Recently, I made the decision to remove myself from all social media. I deleted my TikTok, my Twitter, and all of my posts off of Instagram (and only go on once a week to check on my new baby cousin). After years of scrolling mindlessly, watching others live their life and having others watch me live mine, I had a wakeup call. I ran into an old friend, someone that I don’t speak to much anymore (but have no malice for), and she seemed upset with me. When we parted ways, I texted the group chat — “is she mad at me? Why?” It seemed that the general consensus was that I had posted a photo of a get together I had hosted, and she knew almost everyone present. And she wasn’t invited.

Now, I fully acknowledge the validity of her feelings. It is absolutely hurtful to feel left out and isolated. But I also acknowledge that her feelings are her own to work through, and that I am not obligated to invite someone to a gathering when I do not speak to them anymore. But this incident stayed in my mind. I couldn’t shake it. It was the first time that I realized my content that I post is talked about. It’s dwelled on. It weighs on some people, and I’m sure it’s screenshotted and sent to group chats to discuss by people that I don’t even have close relationships with anymore. And I acknowledge that I had done the same thing (but isn’t it funny how until we become self-aware, we always think our behavior is different or exempt somehow?). It was the first time that I realized my posts are bits of my life shared to be not always celebrated or appreciated, but picked apart or judged.

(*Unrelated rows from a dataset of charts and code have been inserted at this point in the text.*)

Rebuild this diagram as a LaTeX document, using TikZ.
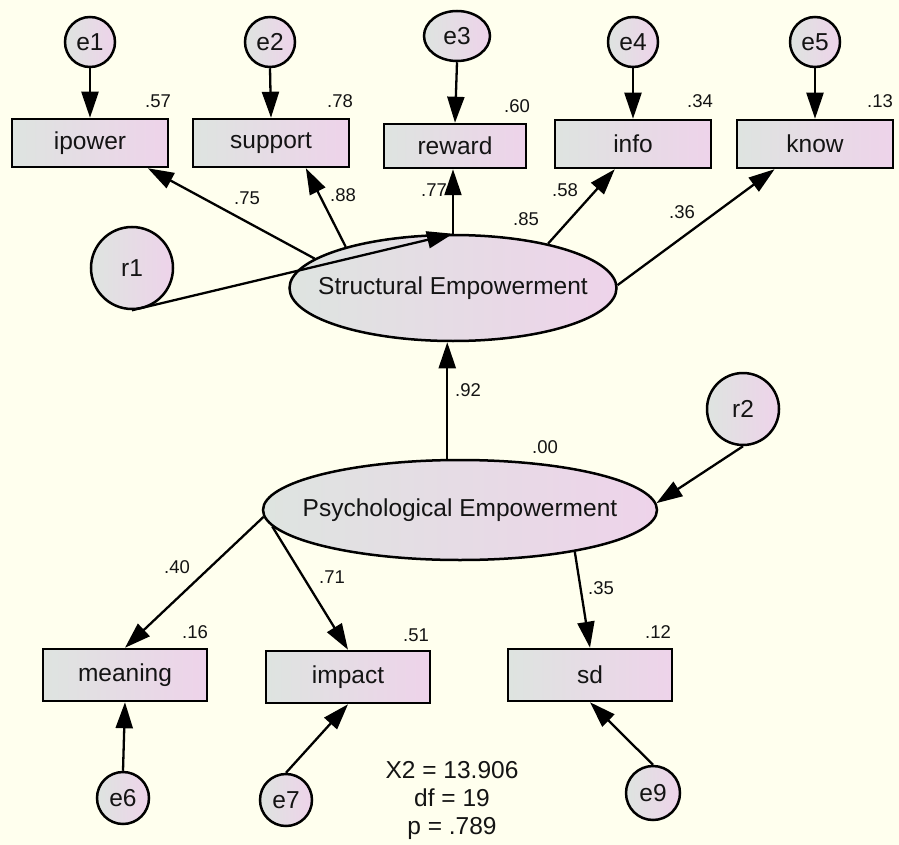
\documentclass[tikz,border=0pt]{standalone}
\usepackage{fontspec}
\setmainfont{Liberation Sans}
\usetikzlibrary{arrows.meta,shapes.geometric,calc}
\definecolor{bg}{RGB}{255,255,238}
\definecolor{fillL}{RGB}{222,228,224}
\definecolor{fillR}{RGB}{238,211,234}
\definecolor{ink}{RGB}{20,20,20}

\begin{document}
\begin{tikzpicture}[x=1pt,y=-1pt,
  shaded/.style={draw=black, line width=2.5pt, shading=axis, shading angle=-75,
    left color=fillL, right color=fillR, inner sep=0pt},
  obs/.style={shaded, rectangle, minimum width=156pt, minimum height=48pt,
    font=\fontsize{24.5}{28}\selectfont, text=ink},
  err/.style={shaded, circle, minimum size=50pt,
    font=\fontsize{24.5}{28}\selectfont, text=ink},
  lat/.style={shaded, ellipse},
  lbl/.style={font=\fontsize{24.5}{28}\selectfont, text=ink, inner sep=0pt},
  num/.style={font=\fontsize{18.5}{20}\selectfont, text=ink, inner sep=0pt},
  arr/.style={draw=black, line width=2.3pt, -{Triangle[length=26pt,width=17pt]}},
]
% canvas
\fill[bg] (0,0) rectangle (899,845);
\useasboundingbox (0,0) rectangle (899,845);

% indicators of structural empowerment
\node[obs] (ipower)  at (90,143)  {ipower};
\node[obs] (support) at (271,143) {support};
\node[obs, minimum width=142pt, minimum height=44pt] (reward) at (455,146) {reward};
\node[obs] (info)    at (633,144) {info};
\node[obs] (know)    at (815,144) {know};

% their error terms
\node[err] (e1) at (90,42)  {e1};
\node[err] (e2) at (270,42) {e2};
\node[err, ellipse, minimum width=66pt, minimum height=50pt] (e3) at (457,36) {e3};
\node[err] (e4) at (633,42) {e4};
\node[err] (e5) at (815,42) {e5};

% latent variables
\node[lat, minimum width=327pt, minimum height=106pt] (SE) at (453,288) {};
\node[lbl] (SEtext) at (SE) {Structural Empowerment};
\node[lat, minimum width=394pt, minimum height=100pt] (PE) at (460,510) {};
\node[lbl] (PEtext) at (PE) {Psychological Empowerment};

% disturbances
\node[err, minimum size=82pt] (r1) at (132,268) {r1};
\node[err, minimum size=72pt] (r2) at (743,409) {r2};

% indicators of psychological empowerment
\node[obs, minimum width=164pt, minimum height=52pt] (meaning) at (125,675) {meaning};
\node[obs, minimum width=164pt, minimum height=52pt] (impact)  at (348,677) {impact};
\node[obs, minimum width=164pt, minimum height=52pt] (sd)      at (590,675) {sd};

\node[err, minimum size=52pt] (e6) at (123,798) {e6};
\node[err, minimum size=52pt] (e7) at (286,800) {e7};
\node[err, minimum size=54pt] (e9) at (653,793) {e9};

% error paths, top row
\draw[arr] (e1.south) -- (ipower.north);
\draw[arr] (e2.south) -- (support.north);
\draw[arr] (e3.south) -- (reward.north);
\draw[arr] (e4.south) -- (info.north);
\draw[arr] (e5.south) -- (know.north);

% loadings of structural empowerment
\draw[arr] (SE.168)   -- ($(ipower.south)!0.73!(ipower.south east)$);
\draw[arr] (SE.159.7) -- ($(support.south)!0.44!(support.south east)$);
\draw[arr] (SE.90)    -- (SE.90 |- reward.south);
\draw[arr] (SE.25.4)  -- ($(info.south)!0.23!(info.south west)$);
\draw[arr] (SE.1)     -- ($(know.south)!0.51!(know.south west)$);

% disturbance r1
\draw[arr] (r1.south) -- (SE.90);

% structural path and disturbance r2
\draw[arr] (PE.104) -- (PE.104 |- SE.south);
\draw[arr] (r2.south) -- (PE.2);

% loadings of psychological empowerment
\draw[arr] (PE.182.3) -- (meaning.north);
\draw[arr] (PE.185.7) -- (impact.north);
\draw[arr] (PE.340)   -- (sd.north);

% error paths, bottom row
\draw[arr] (e6.north) -- (meaning.south);
\draw[arr] (e7.north) -- (impact.south);
\draw[arr] (e9.north) -- (sd.south);

% squared multiple correlations
\node[num] (n57) at (158,101) {.57};
\node[num] (n78) at (340,101) {.78};
\node[num] (n60) at (517,106) {.60};
\node[num] (n34) at (700,101) {.34};
\node[num] (n13) at (880,101) {.13};
\node[num] (n85) at (526,219) {.85};
\node[num] (n00) at (545,447) {.00};
\node[num] (n16) at (195,632) {.16};
\node[num] (n51) at (416,635) {.51};
\node[num] (n12) at (658,632) {.12};

% standardized weights
\node[num] (w75) at (247,198) {.75};
\node[num] (w88) at (343,195) {.88};
\node[num] (w77) at (434,190) {.77};
\node[num] (w58) at (565,190) {.58};
\node[num] (w36) at (682,212) {.36};
\node[num] (w92) at (468,390) {.92};
\node[num] (w40) at (177,567) {.40};
\node[num] (w71) at (332,577) {.71};
\node[num] (w35) at (601,588) {.35};

% fit statistics
\node[lbl, align=center] (fit) at (452,800)
  {X2 = 13.906\\df = 19\\p = .789};
\end{tikzpicture}
\end{document}
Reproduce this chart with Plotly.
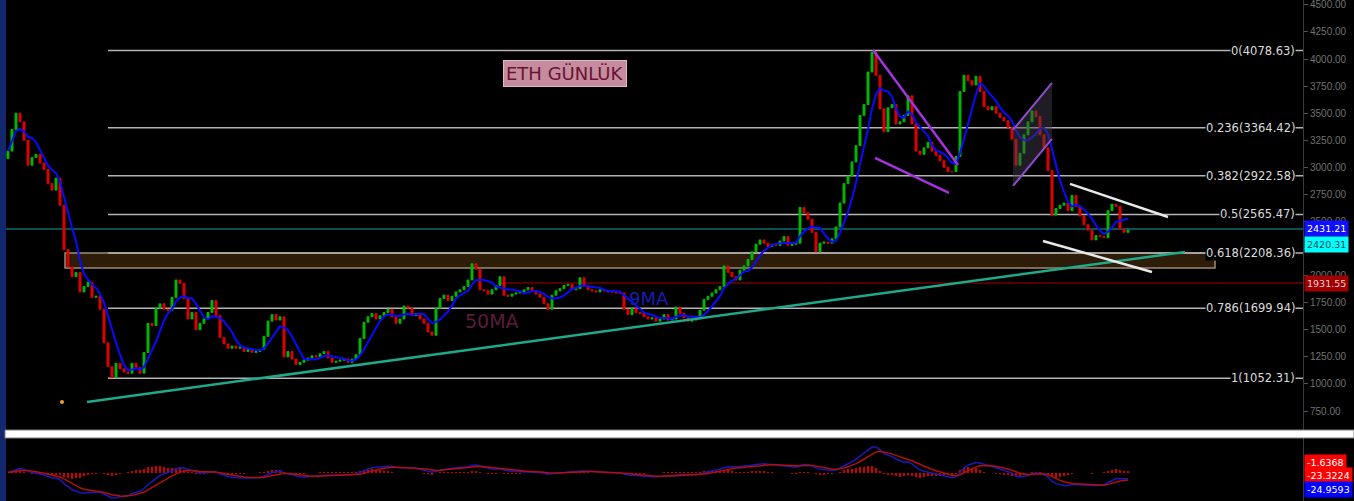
import pandas as pd
import plotly.graph_objects as go

# ---------------- data ----------------
closes = [
    3150, 3350, 3500, 3420, 3250, 3020, 3090, 3120, 3040, 2980,
    2850, 2790, 2900, 2650, 2240, 2080, 1990, 2030, 1850, 1900,
    1940, 1800, 1810, 1690, 1380, 1160, 1060, 1190, 1140, 1110,
    1100, 1190, 1150, 1100, 1290, 1560, 1540, 1700, 1740, 1690,
    1680, 1800, 1960, 1930, 1790, 1600, 1660, 1500, 1560, 1600,
    1660, 1770, 1630, 1430, 1370, 1330, 1350, 1330, 1340, 1300,
    1320, 1290, 1300, 1320, 1440, 1580, 1640, 1590, 1620, 1250,
    1300, 1230, 1180, 1200, 1220, 1240, 1260, 1250, 1280, 1300,
    1240, 1200, 1210, 1220, 1230, 1200, 1230, 1270, 1420, 1570,
    1620, 1650, 1600, 1630, 1660, 1690, 1620, 1560, 1600, 1720,
    1700, 1630, 1650, 1600, 1560, 1480, 1450, 1700, 1790, 1820,
    1770, 1810, 1850, 1870, 1900, 1960, 2110, 2060, 1870, 1860,
    1830, 1870, 1910, 1990, 1820, 1810, 1830, 1840, 1850, 1870,
    1890, 1860, 1830, 1800, 1740, 1690, 1820, 1860, 1880, 1910,
    1920, 1870, 1880, 1980, 1900, 1870, 1860, 1850, 1870, 1860,
    1850, 1850, 1840, 1840, 1690, 1640, 1700, 1660, 1650, 1620,
    1600, 1610, 1580, 1600, 1640, 1590, 1600, 1710, 1650, 1610,
    1580, 1590, 1600, 1680, 1780, 1810, 1840, 1870, 1900, 2090,
    2030, 1990, 1960, 2050, 2090, 2150, 2220, 2290, 2330, 2300,
    2270, 2290, 2280, 2320, 2360, 2280, 2290, 2300, 2630, 2580,
    2520, 2400, 2220, 2300, 2310, 2300, 2340, 2450, 2670, 2850,
    2920, 3050, 3200, 3480, 3580, 3880, 4060, 3850, 3540, 3330,
    3550, 3580, 3400, 3420, 3480, 3660, 3400, 3150, 3120, 3180,
    3230, 3150, 3110, 3060, 3000, 2960, 2960, 3100, 3700, 3850,
    3800, 3760, 3840, 3700, 3560, 3530, 3560, 3500, 3460, 3430,
    3370, 3260, 3020, 3130, 3300, 3420, 3520, 3470, 3300, 3180,
    2970, 2560, 2620, 2650, 2670, 2600, 2740, 2640, 2550, 2470,
    2420, 2330, 2370, 2360, 2350, 2600, 2660, 2640, 2430, 2400,
    2420,
]
first_open = 3080
ma_window = 6

fib_ratios = [0, 0.236, 0.382, 0.5, 0.618, 0.786, 1]
fib_levels = [4078.63, 3364.42, 2922.58, 2565.47, 2208.36, 1699.94, 1052.31]
fib_start_idx = 25

price_ticks = [750, 1000, 1250, 1500, 1750, 2000, 2250, 2500, 2750,
               3000, 3250, 3500, 3750, 4000, 4250, 4500]

band_x = [14.25, 301.75]
band_y = [2071.0, 2208.36]
last_price = 2431.21
last_close = 2420.31
red_level = 1931.55
red_level_start = 122.5

# drawn lines: (x index pair, price pair)
green_trend = ([19.75, 294.25], [834, 2219])
wedge_upper = ([216.25, 237.5], [4084, 3022])
wedge_lower = ([216.75, 235.25], [3087, 2764])
flag_upper = ([251.25, 261.0], [3345, 3779])
flag_lower = ([251.25, 261.0], [2828, 3262])
chan_upper = ([265.5, 290.0], [2847, 2542])
chan_lower = ([258.75, 286.0], [2320, 2034])
orange_dot = ([13.5], [834])

macd_fast, macd_slow, macd_sig = 8, 18, 6
macd_tag_texts = ["-1.6368", "-23.3224", "-24.9593"]

# ---------------- derived series ----------------
idx = list(range(len(closes)))
opens = [first_open] + closes[:-1]
highs = [max(o, c) for o, c in zip(opens, closes)]
lows = [min(o, c) for o, c in zip(opens, closes)]
s = pd.Series(closes, dtype=float)
ma9 = s.rolling(ma_window, min_periods=1).mean()
macd = s.ewm(span=macd_fast, adjust=False).mean() - s.ewm(span=macd_slow, adjust=False).mean()
signal = macd.ewm(span=macd_sig, adjust=False).mean()
hist = macd - signal

W, H = 1354, 501
ML, MR = 6, 51
PW = W - ML - MR
main_bottom_px = 430
macd_top_px = 438


def px_x(p):
    return (p - ML) / PW


def px_y(p):
    return 1 - p / H


fig = go.Figure()

fig.add_trace(go.Candlestick(
    x=idx, open=opens, high=highs, low=lows, close=closes,
    increasing=dict(line=dict(color="#00b800", width=1), fillcolor="#00b800"),
    decreasing=dict(line=dict(color="#e00000", width=1), fillcolor="#e00000"),
    whiskerwidth=0, hoverinfo="skip", xaxis="x", yaxis="y",
))
fig.add_trace(go.Scatter(x=idx, y=ma9, mode="lines",
                         line=dict(color="#0a0aff", width=2), xaxis="x", yaxis="y"))


def seg(pts, color, width):
    fig.add_trace(go.Scatter(x=pts[0], y=pts[1], mode="lines",
                             line=dict(color=color, width=width), xaxis="x", yaxis="y",
                             hoverinfo="skip"))


# flag shading
fig.add_trace(go.Scatter(
    x=[flag_upper[0][0], flag_upper[0][1], flag_lower[0][1], flag_lower[0][0], flag_upper[0][0]],
    y=[flag_upper[1][0], flag_upper[1][1], flag_lower[1][1], flag_lower[1][0], flag_upper[1][0]],
    mode="lines", fill="toself", fillcolor="rgba(70,62,80,0.45)", line=dict(width=0),
    xaxis="x", yaxis="y", hoverinfo="skip"))

seg(green_trend, "#1fa88a", 2.5)
seg(wedge_upper, "#a432e0", 2.5)
seg(wedge_lower, "#a432e0", 2.5)
seg(flag_upper, "#8e4cc8", 2)
seg(flag_lower, "#8e4cc8", 2)
seg(chan_upper, "#e8e8e8", 2.5)
seg(chan_lower, "#e8e8e8", 2.5)
fig.add_trace(go.Scatter(x=orange_dot[0], y=orange_dot[1], mode="markers",
                         marker=dict(color="#f0a020", size=4), xaxis="x", yaxis="y"))

# MACD pane
fig.add_trace(go.Bar(x=idx, y=hist, marker=dict(color="#d00000", line=dict(width=0)),
                     width=0.55, xaxis="x2", yaxis="y2"))
fig.add_trace(go.Scatter(x=idx, y=macd, mode="lines", line=dict(color="#1a1ab8", width=1.5),
                         xaxis="x2", yaxis="y2"))
fig.add_trace(go.Scatter(x=idx, y=signal, mode="lines", line=dict(color="#b01010", width=1.5),
                         xaxis="x2", yaxis="y2"))

shapes = []
shapes.append(dict(type="rect", xref="paper", yref="paper", x0=px_x(0), x1=px_x(ML),
                   y0=0, y1=1, fillcolor="#13276e", line=dict(width=0), layer="below"))
shapes.append(dict(type="rect", xref="x", yref="y", x0=band_x[0], x1=band_x[1],
                   y0=band_y[0], y1=band_y[1], fillcolor="#2c1c08",
                   line=dict(color="#9a8a78", width=1.5), layer="below"))
for lv in fib_levels:
    shapes.append(dict(type="line", xref="x", yref="y", x0=fib_start_idx, x1=323.75,
                       y0=lv, y1=lv, line=dict(color="#b4b4b4", width=1.5), layer="below"))
shapes.append(dict(type="line", xref="paper", yref="y", x0=0, x1=1, y0=last_price, y1=last_price,
                   line=dict(color="#0b6e6e", width=1.5), layer="below"))
shapes.append(dict(type="line", xref="x", yref="y", x0=red_level_start, x1=323.75,
                   y0=red_level, y1=red_level, line=dict(color="#700000", width=1.5), layer="below"))
shapes.append(dict(type="rect", xref="paper", yref="paper", x0=px_x(5), x1=px_x(W),
                   y0=px_y(macd_top_px), y1=px_y(main_bottom_px), fillcolor="white",
                   line=dict(color="#808080", width=1)))

annotations = []
for r, lv in zip(fib_ratios, fib_levels):
    annotations.append(dict(xref="paper", yref="y", x=px_x(1296), y=lv, xanchor="right",
                            yanchor="middle", text=f"{r:g}({lv:.2f})", showarrow=False,
                            bgcolor="black", borderpad=0,
                            font=dict(family="DejaVu Sans", size=11.5, color="#dcdcdc")))


def tag(y, yref, text, bg, fg, yshift=0):
    annotations.append(dict(xref="paper", yref=yref, x=1, y=y, xanchor="left", yanchor="middle",
                            text=text, showarrow=False, bgcolor=bg, borderpad=2, yshift=yshift,
                            xshift=1,
                            font=dict(family="DejaVu Sans", size=9.5, color=fg)))


tag(last_price, "y", f"{last_price:.2f}", "#1010ff", "white")
tag(last_close, "y", f"{last_close:.2f}", "#00ffff", "#0a5050", yshift=-14)
tag(red_level, "y", f"{red_level:.2f}", "#a00000", "#f0d0d0")
tag(px_y(462), "paper", macd_tag_texts[0], "#ff0000", "white")
tag(px_y(475.5), "paper", macd_tag_texts[1], "#ff0000", "white")
tag(px_y(489.5), "paper", macd_tag_texts[2], "#0000ff", "white")

annotations.append(dict(xref="paper", yref="paper", x=px_x(565), y=px_y(60), text="ETH GÜNLÜK",
                        showarrow=False, bgcolor="#c48c9e", bordercolor="#e2b6c4", borderwidth=1,
                        borderpad=2, font=dict(family="DejaVu Sans", size=18, color="#6a1232")))
annotations.append(dict(xref="paper", yref="paper", x=px_x(492), y=px_y(321), text="50MA",
                        showarrow=False, font=dict(family="DejaVu Sans", size=19, color="#5c1a3c")))
annotations.append(dict(xref="paper", yref="paper", x=px_x(649), y=px_y(298), text="9MA",
                        showarrow=False, font=dict(family="DejaVu Sans", size=18, color="#1c1cb0")))

mn = float(min(macd.min(), signal.min(), hist.min()))
mx = float(max(macd.max(), signal.max(), hist.max()))
span = mx - mn
macd_range = [mn - span * 3 / 51, mx + span * 9 / 51]

fig.update_layout(
    width=W, height=H, margin=dict(l=ML, r=MR, t=0, b=0, autoexpand=False),
    paper_bgcolor="black", plot_bgcolor="black", showlegend=False,
    shapes=shapes, annotations=annotations, bargap=0,
    xaxis=dict(domain=[0, 1], range=[-0.5, 323.75], anchor="y", showticklabels=False,
               showgrid=False, zeroline=False, showline=False, ticks="", automargin=False,
               rangeslider=dict(visible=False)),
    yaxis=dict(domain=[1 - main_bottom_px / H, 1], range=[575, 4545], side="right", anchor="x",
               tickvals=price_ticks, ticktext=[f"{v:.2f}" for v in price_ticks],
               showgrid=False, zeroline=False, ticks="outside", ticklen=4, tickcolor="#555555",
               showline=True, linecolor="#3a3a3a", automargin=False, ticklabeloverflow="allow",
               tickfont=dict(family="Liberation Sans", size=10, color="#707070")),
    xaxis2=dict(domain=[0, 1], range=[-0.5, 323.75], anchor="y2", matches="x", automargin=False,
                showticklabels=False, showgrid=False, zeroline=False, showline=False, ticks=""),
    yaxis2=dict(domain=[0, 1 - macd_top_px / H], range=macd_range, side="right", anchor="x2",
                showticklabels=False, showgrid=False, zeroline=False, showline=True,
                linecolor="#3a3a3a", ticks="", automargin=False),
)

fig.write_html(
    "out.html",
    config={"displayModeBar": False, "staticPlot": True},
    post_script="document.body.style.margin='0';document.body.style.padding='0';"
                "document.body.style.background='black';document.body.style.overflow='hidden';",
)
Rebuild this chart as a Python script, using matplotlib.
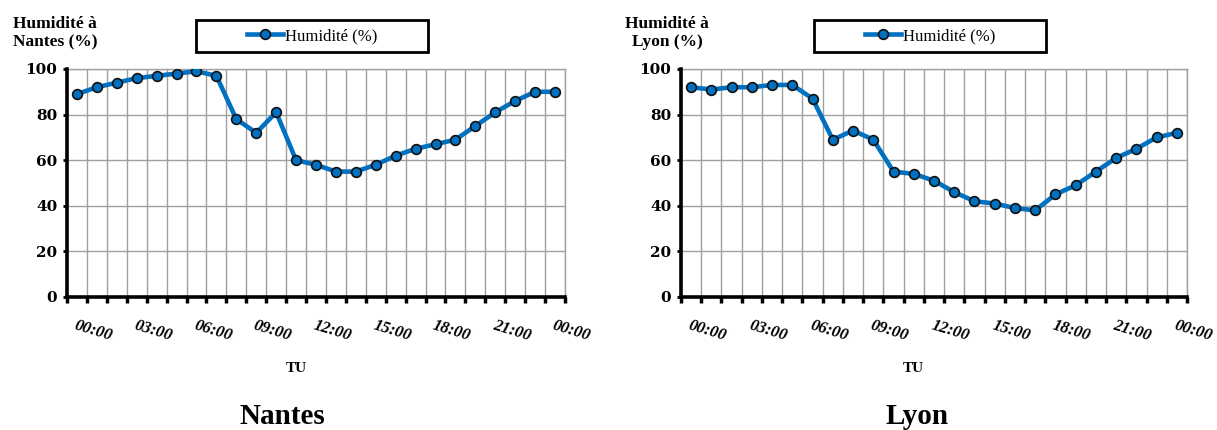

In a time where the norm is to post and share every single thought, movement, and milestone, I started to stop to think — is this worth it? Do I want to post this quote that very obviously is a not-so-subtle jab at whoever I was upset with that day, or do I want to post the details of my new relationship to only be picked apart? You live and you learn, and I was starting to understand the subtle repercussions social media was having on my life and my mind. It was a constant fire hose of information, fueling gossip, bad feelings, negativity, and my ego and need to be seen.

Privacy is a blessing. Living life quietly is peace. To learn that not everything needs to be shared into the world is a liberating feeling, and it is equally liberating to learn that you don’t need to know what is happening in everyone else’s life. It’s okay to not know. It’s okay to do your own thing. It’s okay to hold near and dear the special and intimate moments of your life and your thoughts.

Now don’t get me wrong — I am not judging anyone who doesn’t choose to do this. I totally get it. I do, however, encourage everyone to take pause — check their intentions. What is your intention, what type of feeling do you get when you post/scroll, what kind of benefit do you draw from the little rectangular device that seems to be nearly impossible to put down? If you can answer these questions honestly and feel good about those answers, then all power to you. But the advice I will give — live quietly. Or at least quieter. Find joy in not knowing what’s happening in the lives of people around you, unless you intentionally are meant to know. Find peace in knowing that only the people you choose know what is happening in your life. And move from there. Nothing will ever be perfect, but choose to control what you can. And let go of the rest.